The family moved back to Windham, and later to Derry Village, for the winter. When Helen married [Leonard] Jack Hayden, they first lived with her parents, but it was during the Depression and the young couple, not wanting to be a burden on her parents, asked to live year round in the small apartment in one end of the Windham cottage. Only a few other families lived on the Head at the time, although the inexpensive housing at the Beach attracted other winter residents who were having financial difficulties. For the Haydens and their young son [John], it meant three cold, depressing winters marked by some of the worst storms recorded in Hampton. Because the house had no foundation, the pipes were wrapped with cloth and newspapers were placed under the rungs to keep out the wind and cold. She recalls that the last year, the winter of 1934, was very cold and stormy; it was the year that the boulevard on North Beach was destroyed by a major storm. The Haydens watched cottages being smashed and automobiles being picked up by waves and deposited on cottage porches.

"We survived it," Helen says, "but I will say this, it cured me of my enthusiasm for the Beach which I had loved and loved to swim in ..... But I have never wanted to be where I had to watch that ocean all winter again."

Adjacent to Lewis Nudd's Eagle House was his nephew Eugene Nudd's house, field, and barn. Fishermen and gunners used to store their gear in Nudd's barn. About 1920, he turned the field into one of the Beach's first formal campgrounds, complete with toilets. Here campers returned year after year, pitching tents and sleeping on cots. The building used for the toilets and as rental property had been David Nudd's old office, moved to that spot from the Landing. After Eugene's death, the old building was moved two more times and now sits on Landing Road again, near the entrance to the town dump.

In 1921, the Dance Carnival was built at the base of the Head on the south side, and when it burned in 1929, it was replaced with another Beach landmark, the Rocky Bend, a store and dining room. That was in turn replaced in the late 1970s by the Rocky Bend Condominiums.

When the State acquired most of the shoreline from the Town in 1933, pledging to build breakwaters, Boar's Head was not included. The residents had to provide their own protection, and the Greenman family continued to work on its own breakwater and to seed the slope to prevent erosion.

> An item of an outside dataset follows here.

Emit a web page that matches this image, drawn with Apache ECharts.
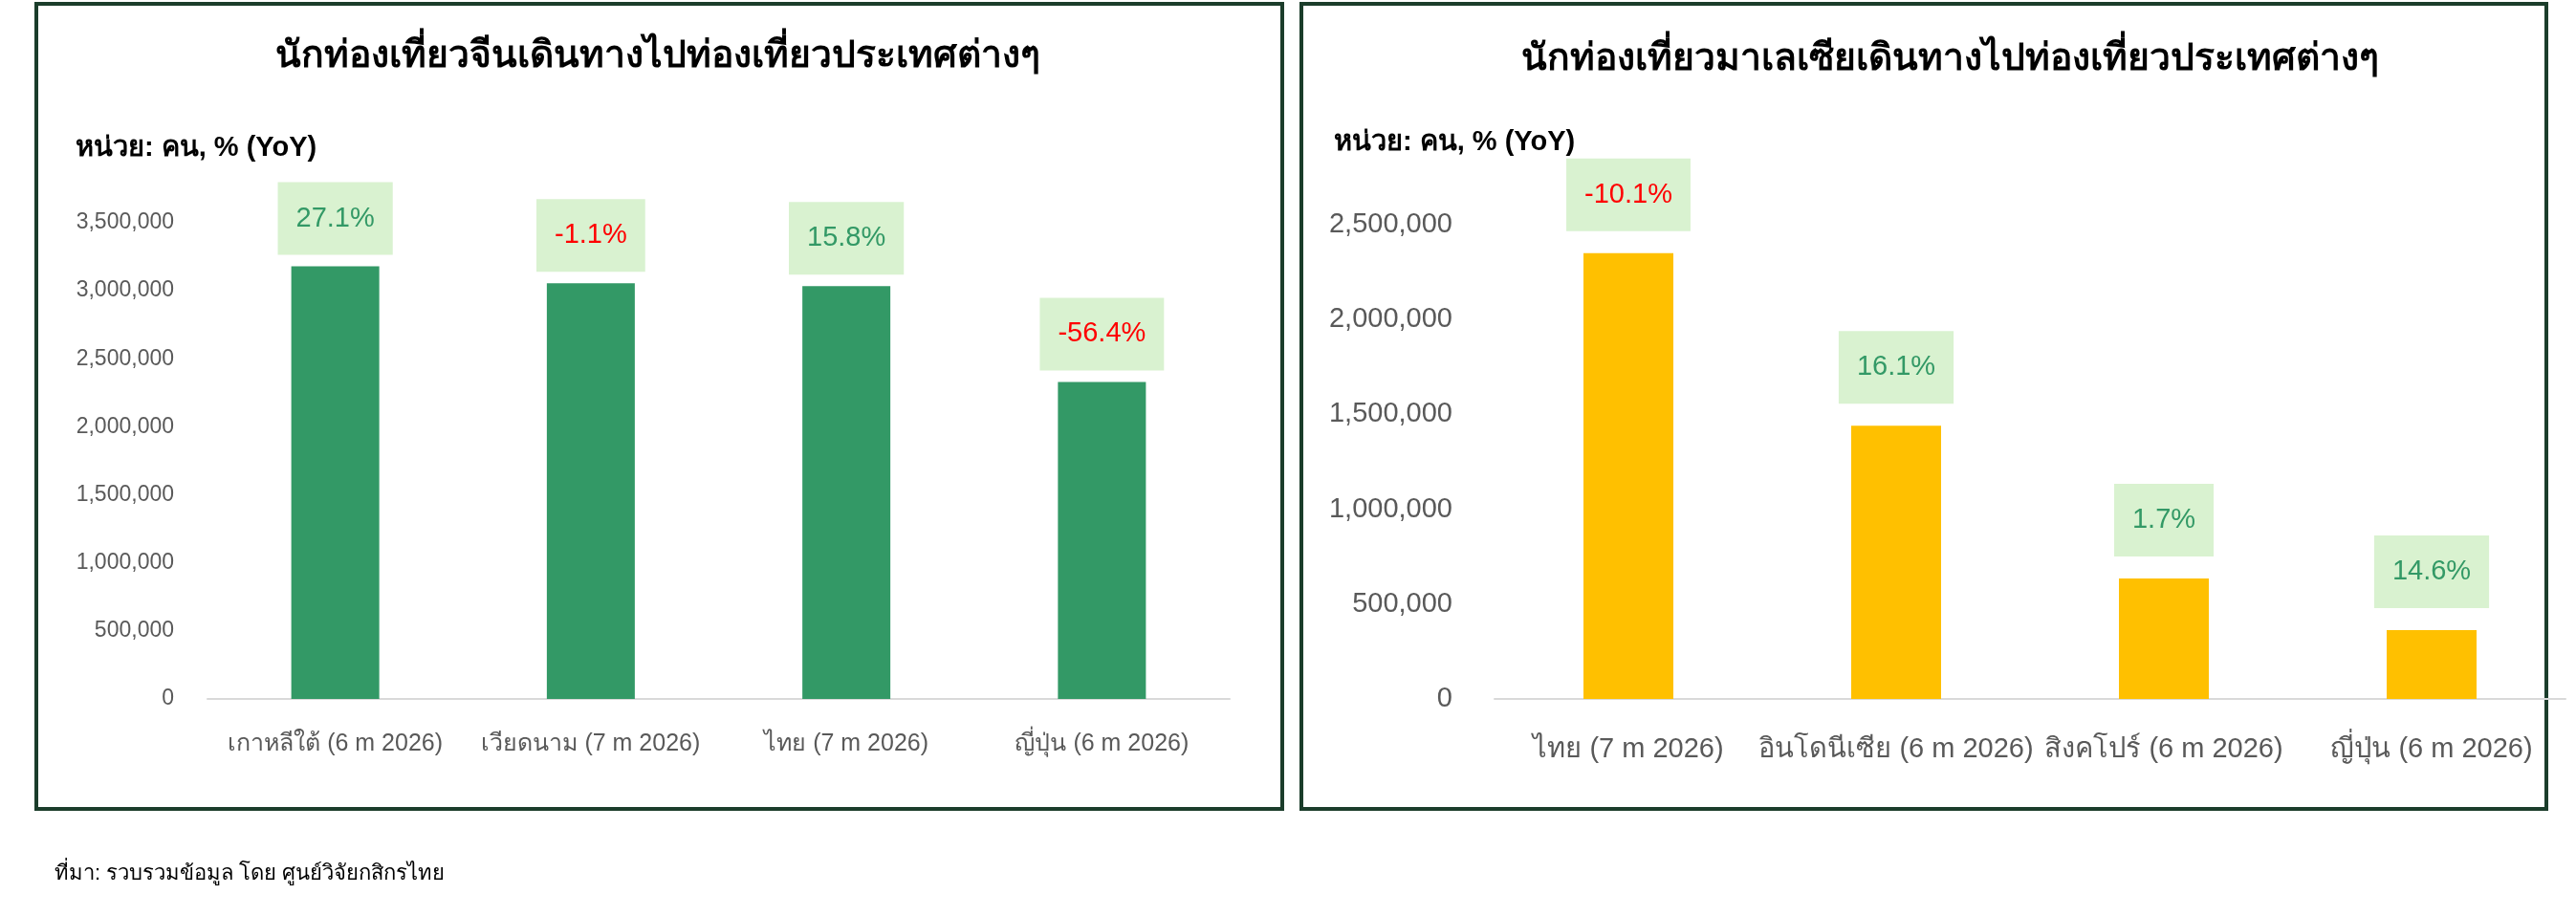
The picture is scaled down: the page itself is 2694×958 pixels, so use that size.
<!DOCTYPE html>
<html>
<head>
<meta charset="utf-8">
<script src="https://cdn.jsdelivr.net/npm/echarts@6/dist/echarts.min.js"></script>
<style>
html, body { margin: 0; padding: 0; background: #fff; }
#main { width: 2694px; height: 958px; }
</style>
</head>
<body>
<div id="main"></div>
<script>
// ข้อมูลนักท่องเที่ยวจีน
const chinaDest = ["เกาหลีใต้ (6 m 2026)", "เวียดนาม (7 m 2026)", "ไทย (7 m 2026)", "ญี่ปุ่น (6 m 2026)"];
const chinaVisitors = [3180000, 3055000, 3035000, 2330000];
const chinaYoY = [27.1, -1.1, 15.8, -56.4];

// ข้อมูลนักท่องเที่ยวมาเลเซีย
const malayDest = ["ไทย (7 m 2026)", "อินโดนีเซีย (6 m 2026)", "สิงคโปร์ (6 m 2026)", "ญี่ปุ่น (6 m 2026)"];
const malayVisitors = [2350000, 1440000, 635000, 363000];
const malayYoY = [-10.1, 16.1, 1.7, 14.6];

const FONT = "'Liberation Sans', 'Noto Sans', sans-serif";
const GREEN = "#339966";
const RED = "#ff0000";

var chart = echarts.init(document.getElementById("main"));

function withLabels(values, yoy) {
    return values.map(function (v, i) {
        return {
            value: v,
            label: { color: yoy[i] < 0 ? RED : GREEN }
        };
    });
}

function barLabel(yoy, dist) {
    return {
        show: true,
        position: "top",
        distance: dist,
        backgroundColor: "#d9f2d0",
        padding: [21, 19],
        fontSize: 29,
        lineHeight: 34,
        fontFamily: FONT,
        formatter: function (p) {
            return yoy[p.dataIndex].toFixed(1) + "%";
        }
    };
}

function fmt(v) {
    return v.toLocaleString("en-US");
}

chart.setOption({
    animation: false,
    textStyle: { fontFamily: FONT },
    title: [
        {
            text: "นักท่องเที่ยวจีนเดินทางไปท่องเที่ยวประเทศต่างๆ",
            left: 683, top: 35, textAlign: "center",
            textStyle: { fontSize: 39, fontWeight: "bold", color: "#000", fontFamily: FONT }
        },
        {
            text: "นักท่องเที่ยวมาเลเซียเดินทางไปท่องเที่ยวประเทศต่างๆ",
            left: 2034, top: 38, textAlign: "center",
            textStyle: { fontSize: 39, fontWeight: "bold", color: "#000", fontFamily: FONT }
        },
        {
            text: "หน่วย: คน, % (YoY)",
            left: 74, top: 135,
            textStyle: { fontSize: 29, fontWeight: "bold", color: "#000", fontFamily: FONT }
        },
        {
            text: "หน่วย: คน, % (YoY)",
            left: 1390, top: 129,
            textStyle: { fontSize: 29, fontWeight: "bold", color: "#000", fontFamily: FONT }
        },
        {
            text: "ที่มา: รวบรวมข้อมูล โดย ศูนย์วิจัยกสิกรไทย",
            left: 52, top: 898,
            textStyle: { fontSize: 22, fontWeight: "normal", color: "#000", fontFamily: FONT }
        }
    ],
    graphic: [
        {
            type: "rect", z: -1,
            shape: { x: 38, y: 4, width: 1303, height: 842 },
            style: { fill: "none", stroke: "#1b3d2b", lineWidth: 4 }
        },
        {
            type: "rect", z: -1,
            shape: { x: 1361, y: 4, width: 1302, height: 842 },
            style: { fill: "none", stroke: "#1b3d2b", lineWidth: 4 }
        }
    ],
    grid: [
        { left: 217, right: 1408, top: 233, bottom: 227 },
        { left: 1563, right: 11, top: 235, bottom: 227 }
    ],
    xAxis: [
        {
            type: "category", gridIndex: 0, data: chinaDest,
            axisLine: { lineStyle: { color: "#d9d9d9", width: 2 } },
            axisTick: { show: false },
            axisLabel: { interval: 0, margin: 35, fontSize: 25, color: "#595959", fontFamily: FONT }
        },
        {
            type: "category", gridIndex: 1, data: malayDest,
            axisLine: { lineStyle: { color: "#d9d9d9", width: 2 } },
            axisTick: { show: false },
            axisLabel: { interval: 0, margin: 38, fontSize: 29, color: "#595959", fontFamily: FONT }
        }
    ],
    yAxis: [
        {
            type: "value", gridIndex: 0, min: 0, max: 3500000, interval: 500000,
            splitLine: { show: false },
            axisLabel: { margin: 35, fontSize: 23, color: "#595959", fontFamily: FONT, formatter: fmt }
        },
        {
            type: "value", gridIndex: 1, min: 0, max: 2500000, interval: 500000,
            splitLine: { show: false },
            axisLabel: { margin: 44, fontSize: 29, color: "#595959", fontFamily: FONT, formatter: fmt }
        }
    ],
    series: [
        {
            type: "bar", xAxisIndex: 0, yAxisIndex: 0,
            barWidth: 92,
            itemStyle: { color: GREEN },
            label: barLabel(chinaYoY, 12),
            data: withLabels(chinaVisitors, chinaYoY)
        },
        {
            type: "bar", xAxisIndex: 1, yAxisIndex: 1,
            barWidth: 94,
            itemStyle: { color: "#ffc000" },
            label: barLabel(malayYoY, 23),
            data: withLabels(malayVisitors, malayYoY)
        }
    ]
});
</script>
</body>
</html>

The 1953 bill that authorized state funding for the breakwater from the end of the North Beach breakwater to the Head and from the Head south (the existing breakwater) did not allow for funds for Boar's Head. In 1955, the Boar's Head residents, who at this numbered 60 families with property valued at some $300,000, convinced State Representative Douglass Hunter to file a bill seeking $30,000 in funds that were left over from the 1953 breakwater project. The House Public Works Committee held a hearing on the matter at the fire station, at the conclusion of which, as usual, Deputy Fire Chief Perley George served lobster stew. Some work was done as a result, but not until 1957 did the State place tons of rock around the sides of the Head. Some $45,000 in state aid was finally expended, but, in 1958, Greenman's concrete breakwater, on which he had spent some $40,000 over the years, was badly damaged by winter storms. Again residents protested that the landmark was being eroded away. Federal money was not available because the land was privately owned, but the 1961 legislature finally voted funds to rebuild this breakwater.